Clément Lacouette-Fougère, Sciences Po Paris et université Paris-Saclay (France)
À retenir
Clément Lacouette-Fougère s’interroge sur le rôle que pourraient jouer les évaluations participatives dans la mise en œuvre des politiques éducatives : l’évaluation participative est une forme singulière d’évaluation des politiques publiques, développée dans les années 70 aux États-Unis, qui se différencie des formes plus traditionnelles que sont l’évaluation managériale ou scientifique.
1) Une évaluation peut être considérée comme participative lorsqu’elle implique tout au long du processus d’évaluation des parties prenantes identifiées et sélectionnées qui pèsent sur les constats et les décisions.
2) L’évaluation participative est rare, seules 7 % des évaluations produites en France sont participatives. Cette rareté s’explique notamment par leur caractère long, coûteux et l’incertitude quant à leur capacité à produire des résultats probants. De plus, elles ne correspondent pas à la focale macro et quantitative qui est prépondérante dans le domaine de l’évaluation en éducation.

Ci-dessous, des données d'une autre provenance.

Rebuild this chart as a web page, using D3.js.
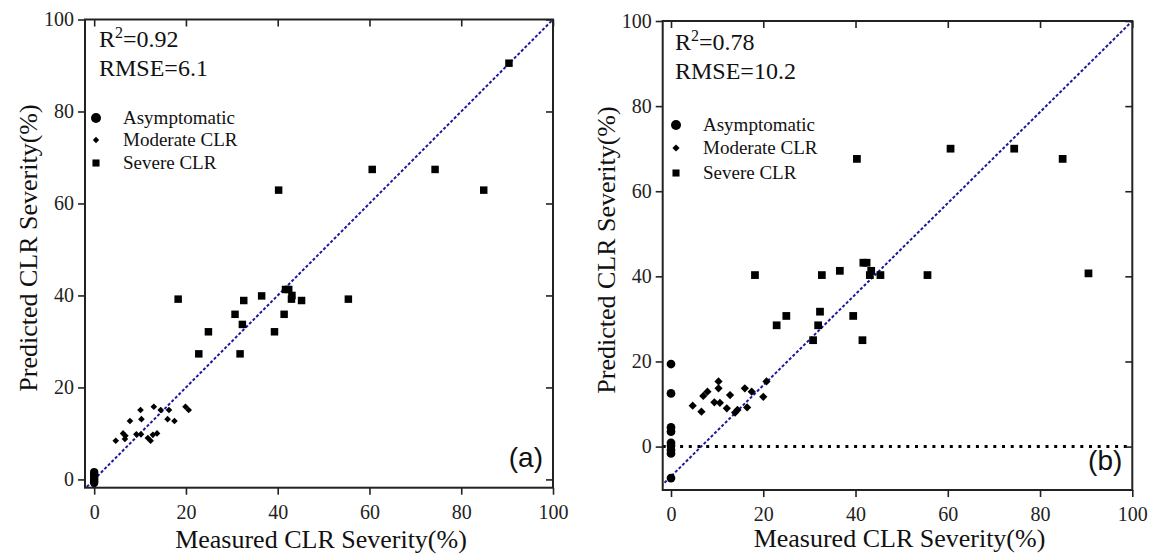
<!DOCTYPE html>
<html><head><meta charset="utf-8">
<script src="https://cdn.jsdelivr.net/npm/d3@7"></script>
<style>
html,body{margin:0;padding:0;background:#fff;}
svg{display:block;}
</style></head>
<body>
<svg id="chart" width="1153" height="555"></svg>
<script>
// ---------- data ----------
const xTicks = [0, 20, 40, 60, 80, 100];
const yTicks = [0, 20, 40, 60, 80, 100];
const seriesNames = ["Asymptomatic", "Moderate CLR", "Severe CLR"];
const panelLabels = ["(a)", "(b)"];
const statR2 = ["0.92", "0.78"];
const statRMSE = ["6.1", "10.2"];

// panel (a)
const aAsymX = [0, 0, 0, 0, 0, 0, 0];
const aAsymY = [1.6, 1.2, 0.8, 0.3, 0, -0.4, -0.8];
const aModX = [4.7, 6.3, 6.8, 6.7, 7.8, 10.1, 10.3, 9.2, 10.2, 11.7, 12.3, 13.0, 13.7, 14.5, 16.3, 16.0, 17.5, 19.9, 20.6, 12.8];
const aModY = [8.4, 10.0, 9.5, 8.8, 12.7, 15.1, 13.1, 9.8, 9.8, 9.0, 8.4, 15.8, 10.0, 15.1, 15.1, 13.1, 12.7, 15.8, 15.1, 9.7];
const aSevX = [90.4, 60.6, 74.3, 84.9, 40.2, 18.3, 32.6, 36.5, 41.7, 42.4, 43.1, 43.0, 45.2, 55.4, 30.7, 41.4, 32.3, 24.9, 39.3, 22.8, 31.8];
const aSevY = [90.5, 67.4, 67.4, 62.9, 62.9, 39.2, 38.9, 39.9, 41.3, 41.3, 40.0, 39.2, 38.9, 39.2, 35.9, 35.9, 33.7, 32.1, 32.1, 27.3, 27.3];
const aLine = [1.0, 0.0]; // slope, intercept

// panel (b)
const bAsymX = [0, 0, 0, 0, 0, 0, 0, 0, 0];
const bAsymY = [19.4, 12.5, 4.5, 3.5, 0.9, 0.2, -0.8, -1.6, -7.4];
const bModX = [4.7, 6.6, 7.0, 7.9, 9.4, 10.3, 10.3, 10.6, 12.1, 12.8, 14.4, 13.9, 16.0, 16.5, 17.5, 20.0, 20.7];
const bModY = [9.6, 8.2, 11.9, 12.9, 10.4, 15.3, 13.7, 10.3, 9.0, 12.1, 8.6, 8.0, 13.7, 9.2, 12.9, 11.7, 15.3];
const bSevX = [60.6, 74.4, 84.9, 40.3, 18.2, 32.7, 36.6, 41.7, 42.4, 43.4, 43.1, 45.4, 55.6, 90.5, 32.3, 25.0, 22.9, 31.9, 39.5, 30.8, 41.5];
const bSevY = [70.0, 70.0, 67.6, 67.6, 40.3, 40.3, 41.3, 43.2, 43.2, 41.3, 40.3, 40.3, 40.3, 40.7, 31.7, 30.7, 28.5, 28.5, 30.7, 25.0, 25.0];
const bLine = [1.07, -7.0];

// ---------- drawing ----------
const svg = d3.select("#chart");
const SERIF = "'Liberation Serif','Times New Roman',serif";
const SANS = "'Liberation Sans',Arial,sans-serif";
const AX = "#222";

function zip(xs, ys) { return xs.map((x, i) => [x, ys[i]]); }

function drawPanel(p, idx) {
  const x = d3.scaleLinear().domain(p.xDom).range([p.left, p.right]);
  const y = d3.scaleLinear().domain(p.yDom).range([p.bottom, p.top]);
  const g = svg.append("g");
  const clipId = "clip" + idx;
  g.append("clipPath").attr("id", clipId).append("rect")
    .attr("x", p.left).attr("y", p.top).attr("width", p.right - p.left).attr("height", p.bottom - p.top);

  // zero dotted line
  if (p.zeroLine) {
    g.append("line").attr("x1", x(p.xDom[0])).attr("x2", x(p.xDom[1]))
      .attr("y1", y(0)).attr("y2", y(0))
      .attr("stroke", "#000").attr("stroke-width", 3).attr("stroke-dasharray", "3,5.7");
  }
  // fit line
  const lx = [p.xDom[0] - 5, p.xDom[1] + 5];
  g.append("line").attr("clip-path", `url(#${clipId})`)
    .attr("x1", x(lx[0])).attr("y1", y(p.line[0] * lx[0] + p.line[1]))
    .attr("x2", x(lx[1])).attr("y2", y(p.line[0] * lx[1] + p.line[1]))
    .attr("stroke", "#1a1a9a").attr("stroke-width", 2).attr("stroke-dasharray", "3,2");

  // points
  const circ = d3.symbol().type(d3.symbolCircle).size(p.circSize);
  const sq = d3.symbol().type(d3.symbolSquare).size(p.sqSize);
  const dia = d3.symbol().type(d3.symbolSquare).size(p.diaSize);
  g.selectAll(null).data(zip(p.asymX, p.asymY)).enter().append("path")
    .attr("d", circ).attr("transform", d => `translate(${x(d[0])},${y(d[1])})`).attr("fill", "#000");
  g.selectAll(null).data(zip(p.modX, p.modY)).enter().append("path")
    .attr("d", dia).attr("transform", d => `translate(${x(d[0])},${y(d[1])}) rotate(45)`).attr("fill", "#000");
  g.selectAll(null).data(zip(p.sevX, p.sevY)).enter().append("path")
    .attr("d", sq).attr("transform", d => `translate(${x(d[0])},${y(d[1])})`).attr("fill", "#000");

  // axes
  const styleAxis = sel => {
    sel.select(".domain").remove();
    sel.selectAll(".tick line").attr("stroke", AX).attr("stroke-width", 1.6);
    sel.selectAll("text").attr("font-family", SERIF).attr("font-size", 20).attr("fill", "#222");
  };
  g.append("g").attr("transform", `translate(0,${p.bottom})`)
    .call(d3.axisBottom(x).tickValues(xTicks).tickSize(7).tickPadding(10).tickFormat(d3.format("d")))
    .call(styleAxis);
  g.append("g").attr("transform", `translate(${p.left},0)`)
    .call(d3.axisLeft(y).tickValues(yTicks).tickSize(7).tickPadding(4).tickFormat(d3.format("d")))
    .call(styleAxis);
  g.append("g").attr("transform", `translate(0,${p.top})`)
    .call(d3.axisTop(x).tickValues(xTicks).tickSize(-7).tickFormat(""))
    .call(styleAxis);
  g.append("g").attr("transform", `translate(${p.right},0)`)
    .call(d3.axisRight(y).tickValues(yTicks).tickSize(-7).tickFormat(""))
    .call(styleAxis);
  g.append("rect").attr("x", p.left).attr("y", p.top)
    .attr("width", p.right - p.left).attr("height", p.bottom - p.top)
    .attr("fill", "none").attr("stroke", AX).attr("stroke-width", 2);

  // axis titles
  g.append("text").attr("x", (p.left + p.right) / 2 + 2).attr("y", p.xTitleY)
    .attr("text-anchor", "middle").attr("font-family", SERIF).attr("font-size", 26).attr("fill", "#111")
    .text("Measured CLR Severity(%)");
  g.append("text").attr("transform", `translate(${p.yTitleX},${p.yTitleCY}) rotate(-90)`)
    .attr("text-anchor", "middle").attr("font-family", SERIF).attr("font-size", 26).attr("fill", "#111")
    .text("Predicted CLR Severity(%)");

  // stats
  const t = g.append("text").attr("x", p.statX).attr("y", p.statY1)
    .attr("font-family", SERIF).attr("font-size", 24).attr("fill", "#111");
  t.append("tspan").text("R");
  t.append("tspan").attr("font-size", 16).attr("dy", -9).text("2");
  t.append("tspan").attr("dy", 9).text("=" + statR2[idx]);
  g.append("text").attr("x", p.statX).attr("y", p.statY2)
    .attr("font-family", SERIF).attr("font-size", 24).attr("fill", "#111")
    .text("RMSE=" + statRMSE[idx]);

  // legend
  const lg = g.append("g");
  const legSyms = [
    d3.symbol().type(d3.symbolCircle).size(78)(),
    d3.symbol().type(d3.symbolSquare).size(p.legDia)(),
    d3.symbol().type(d3.symbolSquare).size(50)()
  ];
  seriesNames.forEach((name, i) => {
    const cy = p.legY[i];
    lg.append("path").attr("d", legSyms[i])
      .attr("transform", `translate(${p.legMX},${cy})` + (i === 1 ? " rotate(45)" : ""))
      .attr("fill", "#000");
    lg.append("text").attr("x", p.legTX).attr("y", cy + 6)
      .attr("font-family", SERIF).attr("font-size", 19).attr("fill", "#111").text(name);
  });

  // panel label
  g.append("text").attr("x", p.right - 10).attr("y", p.labelY)
    .attr("text-anchor", "end").attr("font-family", SANS).attr("font-size", 28).attr("fill", "#111")
    .text(panelLabels[idx]);
}

drawPanel({
  xDom: [-2, 100], yDom: [-1.8, 100],
  left: 85, right: 553, top: 19.5, bottom: 487.7,
  asymX: aAsymX, asymY: aAsymY, modX: aModX, modY: aModY, sevX: aSevX, sevY: aSevY,
  line: aLine, zeroLine: false,
  circSize: 55, sqSize: 56, diaSize: 22,
  xTitleY: 548, yTitleX: 37, yTitleCY: 248,
  statX: 99, statY1: 47, statY2: 76,
  legMX: 96, legTX: 123, legY: [118, 140, 163], legDia: 20,
  labelY: 467
}, 0);

drawPanel({
  xDom: [-1.8, 100], yDom: [-10.2, 100],
  left: 662.7, right: 1132.3, top: 21, bottom: 490,
  asymX: bAsymX, asymY: bAsymY, modX: bModX, modY: bModY, sevX: bSevX, sevY: bSevY,
  line: bLine, zeroLine: true,
  circSize: 60, sqSize: 60, diaSize: 34,
  xTitleY: 547, yTitleX: 615, yTitleCY: 250,
  statX: 675, statY1: 50, statY2: 79,
  legMX: 676, legTX: 703, legY: [125, 148, 173], legDia: 26,
  labelY: 470
}, 1);
</script>
</body></html>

3) Pourtant, l’évaluation participative pourrait avoir un rôle à jouer dans l’évaluation et la mise en œuvre des politiques publiques. En effet, elle peut contribuer à : 1 – Légitimer le processus d’évaluation et ses résultats auprès des parties prenantes ; 2 – Être un levier d’autonomie et d’apprentissage pour les parties prenantes ; 3 – Être un vecteur d’innovation et d’expérimentation dans des contextes d’incertitudes.